Entidades também articulam a criação de um órgão que se dedique a atender vítimas de violência policial e familiares
Nelson Bortolin e Cecília França
O uso de câmeras acopladas aos uniformes dos policiais é uma reivindicação de familiares de mortos em confrontos com a Polícia e de representantes de movimentos de direitos humanos de Londrina. E ganhou força após a morte do jovem Cristiano Rodrigues de Jesus, de 20 anos, dia 11 de abril, no Jardim Califórnia (zona leste), e dos protestos de moradores realizados nos dias seguintes.
O movimento também quer que seja criado uma estrutura pelo Município para atender vítimas de violência policial.
O Conselho de Transparência e Controle Social de Londrina foi uma das entidades que abraçaram a proposta das câmeras, que já são adotadas pela PM em São Paulo. “O uso das câmeras daria maior eficiência para o trabalho de elucidação de processos (que investigam as mortes em confrontos). O equipamento grava como foi a abordagem policial e como ela terminou”, defende o integrante do conselho, Fernando Alfradique Scanferla, que é autônomo e trabalha com fretes.
Líder de movimentos populares, Scanferla participou dos protestos pela morte de Cristiano e acabou levando três tiros de bala de borracha. “Houve a manifestação e o Choque (Pelotão de Choque da PM) acabou agredindo os moradores, inclusive eu.”
Na foto, o conselheiro mostra o tiro que levou numa das pernas.

A professora de direito penal da Universidade Estadual de Londrina (UEL) e advogada do Escritório de Aplicação de Assuntos Jurídicos (EAAJ) da instituição, Luciana Neves, também defende a colocação de câmeras nos uniformes dos policiais para que as ações sejam gravadas e as dúvidas sobre possíveis confrontos, dirimidas.
Ao mesmo tempo, ela conta com apoio do Município para a abertura de um espaço físico de atendimento aos familiares. “É preciso despertar as pessoas para o que está acontecendo, uma higienização social. As famílias periféricas estão expostas a abusos”, afirma.
A promotora de Justiça Susana de Lacerda, do Ministério Público Estadual, é outra favorável às câmeras. “Eu acho que é uma segurança tanto pra o cidadão como para o policial. A câmera garante transparência para ambos”, declara.
Integrante do Movimento Nacional dos Direitos Humanos (MNDH), Carlos Enrique Santana também se diz “100% favorável” ao uso dos equipamentos. “O trabalho de todo servidor público precisa de fiscalização.

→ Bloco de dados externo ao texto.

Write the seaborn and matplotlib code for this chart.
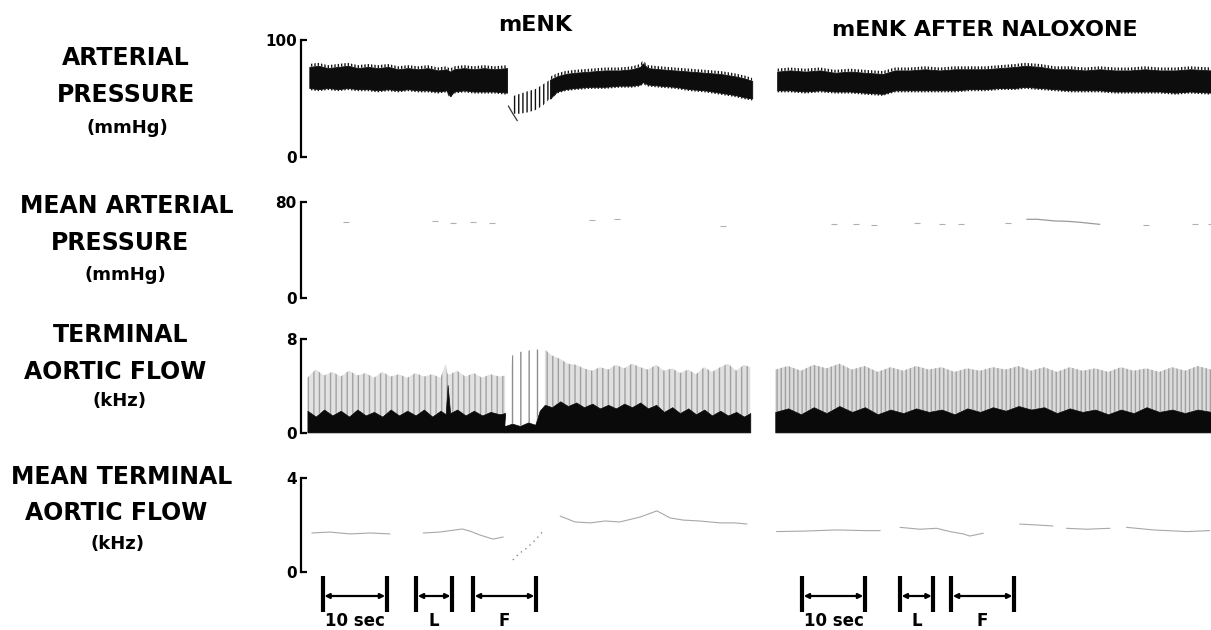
import matplotlib
matplotlib.use("Agg")
import matplotlib.pyplot as plt
import pandas as pd
import seaborn as sns

# ------------------------------------------------------------------
# Recorded traces (time in seconds from the start of the record)
# ------------------------------------------------------------------
# Arterial pressure envelope (mmHg): control run before mENK
ap_pre_t = [1.3, 2.7, 4.2, 5.8, 7.3, 8.9, 10.5, 12.0, 13.6, 15.2, 16.7, 18.3,
            19.8, 21.4, 22.7, 23.3, 23.9, 25.5, 27.0, 28.6, 30.2, 32.2]
ap_pre_sys = [77, 78, 76, 77, 78, 76, 77, 76, 77, 75, 76, 75,
              76, 74, 75, 73, 75, 76, 75, 76, 75, 76]
ap_pre_dia = [59, 58, 59, 58, 59, 58, 58, 57, 58, 57, 58, 57,
              57, 56, 57, 52, 56, 57, 56, 56, 56, 55]

# Arterial pressure envelope after mENK
ap_post_t = [33.1, 34.2, 35.3, 36.6, 37.8, 38.9, 40.0, 41.3, 42.8, 45.2, 47.5,
             49.8, 51.7, 53.0, 53.4, 54.2, 56.1, 58.4, 60.8, 63.1, 65.5, 67.8,
             69.4, 70.5]
ap_post_sys = [52, 54, 56, 58, 62, 66, 69, 71, 72, 73, 74,
               74, 75, 77, 80, 76, 75, 74, 73, 72, 71, 69,
               67, 65]
ap_post_dia = [37, 37, 38, 40, 44, 50, 56, 58, 59, 60, 60,
               61, 61, 62, 64, 62, 61, 60, 58, 57, 55, 53,
               51, 50]
ap_tail_t = [32.4, 33.1, 33.8]
ap_tail_v = [43.6, 37.0, 31.0]

# Arterial pressure envelope, mENK after naloxone
ap_nal_t = [74.4, 76.4, 78.8, 81.1, 83.4, 85.8, 88.1, 90.9, 92.8, 95.2, 97.5,
            99.8, 102.2, 104.5, 106.9, 109.2, 111.6, 113.1, 115.5, 117.8,
            120.2, 122.5, 124.8, 127.2, 129.5, 131.9, 134.2, 136.6, 138.9,
            142.2]
ap_nal_sys = [73, 74, 73, 74, 72, 73, 72, 71, 74, 74, 75,
              74, 75, 75, 75, 76, 77, 78, 77, 75,
              75, 74, 75, 74, 74, 75, 74, 74, 75,
              74]
ap_nal_dia = [57, 57, 56, 57, 56, 56, 55, 54, 57, 57, 57,
              57, 57, 58, 58, 59, 59, 60, 59, 58,
              57, 57, 57, 56, 56, 56, 56, 55, 56,
              55]

# Mean arterial pressure (mmHg), faint pen marks
map_t = [7.1, 20.9, 23.8, 26.9, 29.8, 45.4, 49.3, 66.0,
         83.3, 86.7, 89.5, 96.2, 100.2, 103.2, 110.4, 132.0, 139.7, 142.2]
map_v = [63.6, 64.2, 62.2, 63.1, 62.8, 65.0, 65.8, 60.0,
         61.4, 61.4, 60.6, 62.2, 61.4, 61.4, 62.8, 60.6, 61.4, 61.4]
map_seg_t = [113.4, 115.0, 117.8, 119.7, 121.7, 123.3, 124.8]
map_seg_v = [65.6, 65.6, 64.2, 63.9, 63.1, 62.2, 61.4]

# Terminal aortic flow (kHz): peak of each burst and the dense lower band
taf_pre_t = [1.0, 2.3, 3.6, 4.9, 6.2, 7.5, 8.8, 10.1, 11.4, 12.7, 14.0, 15.3,
             16.6, 17.9, 19.2, 20.5, 21.8, 22.6, 22.9, 23.3, 24.4, 25.7, 27.0,
             28.3, 29.6, 31.0, 31.9]
taf_pre_peak = [4.7, 5.4, 4.9, 5.2, 4.8, 5.3, 4.9, 5.1, 4.7, 5.2, 4.8, 5.0,
                4.7, 5.1, 4.8, 5.0, 4.7, 5.9, 5.0, 5.0, 5.3, 4.8, 5.1,
                4.7, 5.0, 4.8, 4.9]
taf_pre_band = [1.9, 1.4, 2.0, 1.5, 1.9, 1.4, 2.0, 1.5, 1.8, 1.4, 2.0, 1.5,
                1.9, 1.5, 2.0, 1.4, 1.9, 1.6, 4.1, 1.7, 2.0, 1.5, 1.9,
                1.5, 1.8, 1.6, 1.7]

taf_post_t = [31.9, 33.0, 34.2, 35.5, 36.6, 37.3, 38.1, 39.2, 40.5, 41.7, 43.0,
              44.2, 45.5, 46.7, 48.0, 49.2, 50.5, 51.7, 53.0, 54.2, 55.5,
              56.7, 58.0, 59.2, 60.5, 61.7, 63.0, 64.2, 65.5, 66.7, 68.0,
              69.2, 70.2]
taf_post_peak = [0.6, 6.6, 6.9, 7.0, 7.2, 7.0, 7.1, 6.6, 6.3, 5.9, 5.8,
                 5.5, 5.3, 5.6, 5.4, 5.8, 5.5, 5.9, 5.6, 5.4, 5.8,
                 5.3, 5.5, 5.1, 5.4, 5.0, 5.6, 5.2, 5.6, 5.9, 5.3,
                 5.8, 5.6]
taf_post_band = [0.6, 0.8, 0.6, 0.9, 0.7, 1.9, 2.4, 2.2, 2.7, 2.3, 2.6,
                 2.2, 2.5, 2.1, 2.4, 2.1, 2.5, 2.2, 2.6, 2.1, 2.4,
                 1.8, 2.2, 1.7, 2.1, 1.6, 2.0, 1.5, 1.9, 1.5, 1.8,
                 1.4, 1.7]

taf_nal_t = [74.1, 76.1, 78.1, 80.1, 82.1, 84.1, 86.1, 88.1, 90.1, 92.1, 94.1,
             96.1, 98.1, 100.1, 102.1, 104.1, 106.1, 108.1, 110.1, 112.1,
             114.1, 116.1, 118.1, 120.1, 122.1, 124.1, 126.1, 128.1, 130.1,
             132.1, 134.1, 136.1, 138.1, 140.1, 142.2]
taf_nal_peak = [5.4, 5.7, 5.3, 5.8, 5.5, 5.9, 5.4, 5.7, 5.2, 5.6, 5.3,
                5.7, 5.4, 5.6, 5.2, 5.5, 5.3, 5.6, 5.4, 5.7,
                5.3, 5.6, 5.2, 5.6, 5.3, 5.5, 5.2, 5.6, 5.3,
                5.5, 5.2, 5.6, 5.3, 5.7, 5.4]
taf_nal_band = [1.8, 2.1, 1.6, 2.2, 1.7, 2.3, 1.8, 2.2, 1.6, 2.0, 1.7,
                2.1, 1.8, 2.0, 1.6, 2.1, 1.8, 2.2, 1.9, 2.3,
                2.0, 2.2, 1.7, 2.1, 1.8, 2.0, 1.6, 2.0, 1.7,
                2.2, 1.8, 2.0, 1.7, 2.0, 1.8]

# Mean terminal aortic flow (kHz); piece ids mark pen lifts
mtaf_t = [1.7, 4.5, 7.7, 10.8, 13.9,
          19.1, 21.7, 24.1, 25.2, 26.4, 28.0, 30.0, 31.6,
          40.5, 42.8, 45.2, 47.5, 49.8, 53.0, 55.6, 57.7, 59.7, 62.3, 65.5,
          67.8, 69.7,
          74.3, 78.5, 83.7, 88.4, 90.5,
          93.6, 96.7, 99.3, 101.4, 103.5, 104.5, 106.6,
          112.3, 115.0, 117.5,
          119.6, 122.8, 126.4,
          129.0, 133.2, 138.4, 142.0]
mtaf_v = [1.66, 1.70, 1.62, 1.66, 1.62,
          1.66, 1.70, 1.79, 1.83, 1.74, 1.57, 1.40, 1.49,
          2.38, 2.13, 2.09, 2.17, 2.13, 2.34, 2.60, 2.30, 2.21, 2.17, 2.09,
          2.09, 2.04,
          1.72, 1.74, 1.79, 1.76, 1.76,
          1.90, 1.82, 1.86, 1.72, 1.62, 1.53, 1.65,
          2.04, 2.00, 1.96,
          1.86, 1.82, 1.86,
          1.90, 1.79, 1.72, 1.76]
mtaf_piece = [0] * 5 + [1] * 8 + [2] * 13 + [3] * 5 + [4] * 7 + [5] * 3 + [6] * 3 + [7] * 4
mtaf_dip_t = [33.1, 34.2, 35.3, 36.6, 37.7]
mtaf_dip_v = [0.51, 0.81, 1.02, 1.36, 1.70]

# Time calibration and event bars (seconds)
bar_labels = ["10 sec", "L", "F"]
bar_start_ctrl = [3.4, 18.0, 26.9]
bar_end_ctrl = [13.4, 23.6, 36.7]
bar_start_nal = [78.3, 93.6, 101.6]
bar_end_nal = [88.1, 98.8, 111.4]

row_titles = [["ARTERIAL", "PRESSURE", "(mmHg)"],
              ["MEAN ARTERIAL", "PRESSURE", "(mmHg)"],
              ["TERMINAL", "AORTIC FLOW", "(kHz)"],
              ["MEAN TERMINAL", "AORTIC FLOW", "(kHz)"]]
row_max = [100, 80, 8, 4]
panel_titles = ["mENK", "mENK AFTER NALOXONE"]

# ------------------------------------------------------------------
sns.set_theme(style="ticks")
plt.rcParams.update({
    "font.family": ["DejaVu Sans"],
    "axes.edgecolor": "black",
    "ytick.color": "black",
    "text.color": "black",
    "hatch.linewidth": 1.0,
})

W, H = 1211, 630
fig = plt.figure(figsize=(W / 100, H / 100), dpi=100)
fig.patch.set_facecolor("white")

PX_PER_SEC = 6.4
X0, X1 = 301, 1211
T_MAX = (X1 - X0) / PX_PER_SEC
PEN_FRINGE = 2.5   # mmHg of pen stroke overshoot drawn as a comb


def px_axes(left, top, right, bottom):
    return fig.add_axes([left / W, 1 - bottom / H, (right - left) / W, (bottom - top) / H])


def style_row(ax, ymax):
    ax.set_xlim(0, T_MAX)
    ax.set_ylim(0, ymax)
    sns.despine(ax=ax, top=True, right=True, bottom=True)
    ax.spines["left"].set_linewidth(1.6)
    ax.set_yticks([0, ymax])
    ax.set_yticklabels(["0", str(ymax)], fontweight="bold")
    ax.tick_params(axis="y", left=True, direction="in", length=4, width=1.6,
                   pad=3, labelsize=11)
    ax.set_xticks([])
    ax.set_xlabel("")
    ax.set_ylabel("")
    ax.patch.set_alpha(0)


def pressure_band(ax, t, dia, sys, where=None):
    """Dense pulsatile pen trace: solid core with a comb of stroke tips."""
    ax.fill_between(t, dia, sys, where=where, color="#0d0d0d", lw=0.6)
    ax.fill_between(t, [s for s in sys], [s + PEN_FRINGE for s in sys], where=where,
                    facecolor="none", edgecolor="#151515", hatch="|||||", lw=0)
    ax.fill_between(t, [d - PEN_FRINGE * 0.7 for d in dia], dia, where=where,
                    facecolor="none", edgecolor="#151515", hatch="|||||", lw=0)


row_px = [(40, 157), (202, 298), (339, 433), (478, 572)]
axes = []
for (top, bottom), ymax in zip(row_px, row_max):
    ax = px_axes(X0, top, X1, bottom)
    style_row(ax, ymax)
    axes.append(ax)
ax_ap, ax_map, ax_taf, ax_mtaf = axes

# ---- arterial pressure ----
pressure_band(ax_ap, ap_pre_t, ap_pre_dia, ap_pre_sys)
early = [t <= 38.9 for t in ap_post_t]
late = [t >= 38.9 for t in ap_post_t]
ax_ap.fill_between(ap_post_t, ap_post_dia, ap_post_sys, where=early,
                   facecolor="white", edgecolor="#111111", hatch="||||", lw=0)
pressure_band(ax_ap, ap_post_t, ap_post_dia, ap_post_sys, where=late)
sns.lineplot(x=ap_tail_t, y=ap_tail_v, ax=ax_ap, color="#333333", lw=0.9,
             estimator=None, sort=False)
pressure_band(ax_ap, ap_nal_t, ap_nal_dia, ap_nal_sys)

# ---- mean arterial pressure ----
sns.scatterplot(x=map_t, y=map_v, ax=ax_map, marker="_", s=14, color="#b0b0b0",
                linewidth=0.8)
sns.lineplot(x=map_seg_t, y=map_seg_v, ax=ax_map, color="#9a9a9a", lw=0.9,
             estimator=None, sort=False)

# ---- terminal aortic flow ----
ax_taf.fill_between(taf_pre_t, taf_pre_band, taf_pre_peak, facecolor="#e2e2e2",
                    edgecolor="#a2a2a2", hatch="|||", lw=0)
ax_taf.fill_between(taf_pre_t, 0.05, taf_pre_band, color="#0a0a0a", lw=0.5)
post_sparse = [t <= 38.1 for t in taf_post_t]
post_dense = [t >= 38.1 for t in taf_post_t]
ax_taf.fill_between(taf_post_t, taf_post_band, taf_post_peak, where=post_sparse,
                    facecolor="white", edgecolor="#8c8c8c", hatch="||", lw=0)
ax_taf.fill_between(taf_post_t, taf_post_band, taf_post_peak, where=post_dense,
                    facecolor="#e0e0e0", edgecolor="#a0a0a0", hatch="|||", lw=0)
ax_taf.fill_between(taf_post_t, 0.05, taf_post_band, color="#0a0a0a", lw=0.5)
ax_taf.fill_between(taf_nal_t, taf_nal_band, taf_nal_peak, facecolor="#dcdcdc",
                    edgecolor="#a0a0a0", hatch="||||", lw=0)
ax_taf.fill_between(taf_nal_t, 0.05, taf_nal_band, color="#0a0a0a", lw=0.5)

# ---- mean terminal aortic flow ----
mtaf = pd.DataFrame({"t": mtaf_t, "v": mtaf_v, "piece": mtaf_piece})
sns.lineplot(data=mtaf, x="t", y="v", units="piece", estimator=None, sort=False,
             ax=ax_mtaf, color="#a8a8a8", lw=0.8)
sns.lineplot(x=mtaf_dip_t, y=mtaf_dip_v, ax=ax_mtaf, color="#8a8a8a", lw=1.0,
             linestyle=(0, (1, 3)), estimator=None, sort=False)

for ax, ymax in zip(axes, row_max):
    style_row(ax, ymax)

# ---- calibration / event bars ----
ax_bar = px_axes(X0, 573, X1, 630)
ax_bar.set_xlim(0, T_MAX)
ax_bar.set_ylim(0, 57)
ax_bar.axis("off")
for starts, ends in [(bar_start_ctrl, bar_end_ctrl), (bar_start_nal, bar_end_nal)]:
    for label, s, e in zip(bar_labels, starts, ends):
        ax_bar.vlines([s, e], 18, 54, color="black", lw=3.0)
        ax_bar.annotate("", xy=(e - 0.25, 34), xytext=(s + 0.25, 34),
                        arrowprops=dict(arrowstyle="<|-|>", color="black", lw=1.6,
                                        mutation_scale=7, shrinkA=0, shrinkB=0))
        ax_bar.text((s + e) / 2, 8.5, label, ha="center", va="center",
                    fontsize=12, fontweight="bold")

# ---- row titles ----
row_text_y = [(58, 95, 128), (206, 243, 275), (335, 372, 401), (477, 513, 544)]
row_text_x = [(126, 126, 127), (127, 120, 125), (121, 115, 120), (122, 116, 118)]
for lines, ys, xs in zip(row_titles, row_text_y, row_text_x):
    for i, (txt, y, x) in enumerate(zip(lines, ys, xs)):
        fig.text(x / W, 1 - y / H, txt, ha="center", va="center",
                 fontsize=13 if i == 2 else 17, fontweight="bold")

# ---- panel titles ----
fig.text(535 / W, 1 - 25 / H, panel_titles[0], ha="center", va="center",
         fontsize=16, fontweight="bold")
fig.text(985 / W, 1 - 30 / H, panel_titles[1], ha="center", va="center",
         fontsize=16, fontweight="bold")

fig.savefig("out.png", dpi=100, facecolor="white")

E com o PM não é diferente”, afirma. Assim como a promotora, Santana acredita que as câmeras sejam benéficas para os dois lados. “Todo mundo fala da violência da Polícia, mas ninguém lembra que o policial também corre riscos.”
De acordo com o integrante do MNDH, somente neste ano, 13 pessoas foram mortas em Londrina em confrontos com forças de segurança.
TRÊS FRENTES
Gestora de Políticas de Igualdade Racial de Londrina, função ligada diretamente ao prefeito Marcelo Belinati, a professora Fátima Beraldo conta que a ideia é criar um núcleo composto por várias instituições, que atue em três frentes: receber denúncias de violência e prestar assistência jurídica às vítimas e familiares; lutar pela adoção das câmeras pela PM; e capacitar agentes de segurança para atuarem de forma humanizada.
“A gente já vinha discutindo (a criação do núcleo). O confronto no Jardim Califórnia acelerou as conversas. Precisamos combater a violência em Londrina, principalmente aquela que afeta mais as periferias”, diz Beraldo, que também é integrante do Conselho Municipal de Promoção da Igualdade Racial.
Ela acredita que a Polícia Militar, assim como outras forças de segurança, esteja aberta para o diálogo e a participar de cursos de formação. E afirma que a experiência já deu certo no combate ao racismo pelos agentes de segurança.
A gestora lembra que, em 2012, foi criado um grupo de trabalho de combate ao racismo, coordenado pelo Ministério Público, que, por meio da UEL, realizou capacitação de agentes de segurança. “Houve sim uma resposta bastante positiva no sentido de diminuição da violência. Precisamos retomar esse diálogo. Não tem outra forma (de combater a violência) que não seja a educação.”
A Rede Lume procurou a Polícia Militar e a Secretaria de Segurança Pública do Paraná para comentarem as reivindicações do movimento, mas não obteve resposta até este momento.